Firm: Crescent Capital Group
Fund: Crescent Mezzanine Partners VI
Target: $2.5 billion
Amount Raised: $3.4 billion
Crescent Capital, the Los Angeles-based credit investor, announced in August that it had closed Crescent Mezzanine Partners VI at more than $3.4 billion, blowing past its $2.5 billion target in the largest mezzanine offering in Crescent Mezzanine’s history, dating from 1992.
A spokesman said the firm would have no comment beyond its press release. Crescent Mezzanine Group targets investments in companies that are typically controlled by private equity sponsors and that have enterprise values in excess of $250 million.
According to data compiled by Thomson Reuters, Crescent’s Fund VI is the fourth largest mezz fund to be raised in the United States since 2008 (see accompanying table).
Mezzanine has been hit hard by persistent low interest rates following the financial crisis of 2008 and 2009. With senior debt pricing at spreads in the mid-single digits, mezzanine has had difficulty finding takers. Indeed, the Leveraged Commentary & Data division of S&P Capital IQ reported that subordinated debt contributed essentially zero to private equity deal capital structures in the second quarter.

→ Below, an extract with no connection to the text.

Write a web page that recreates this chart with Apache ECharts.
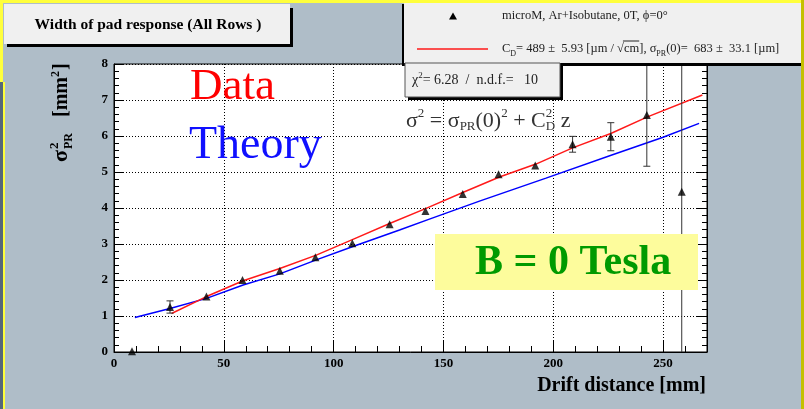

Others are seeing a greater role for mezzanine. KeyBanc Capital Markets reported in August that 80 percent of junior debt providers reported closing at least one deal in the second quarter; that is up from the first quarter, when half of providers in the bank’s survey closed no deals. A year ago, in the second quarter of 2012, 76 percent of respondents said they closed at least one junior debt deal.
“When senior debt markets expand and they are aggressive,” as they have been in the last three years, “further down in the capital structure, that really begins to box out the junior debt market, especially mezz,” said Andrew Frawley, managing director and head of private capital at KeyBanc Capital Markets.
Part of the pressure comes from senior debt itself, while additional competition comes from other flavors of debt, such as unitranche financing vehicles that have gained traction since the financial crisis, Frawley said. Junior capital “is very expensive compared to senior debt but inexpensive compared to equity.”
But with the Federal Reserve promising to taper off on the market interventions that have kept interest rates low, the market for mezz is likely to pick up, Frawley said. “As senior capital becomes more expensive, junior capital looks like a more acceptable alternative.”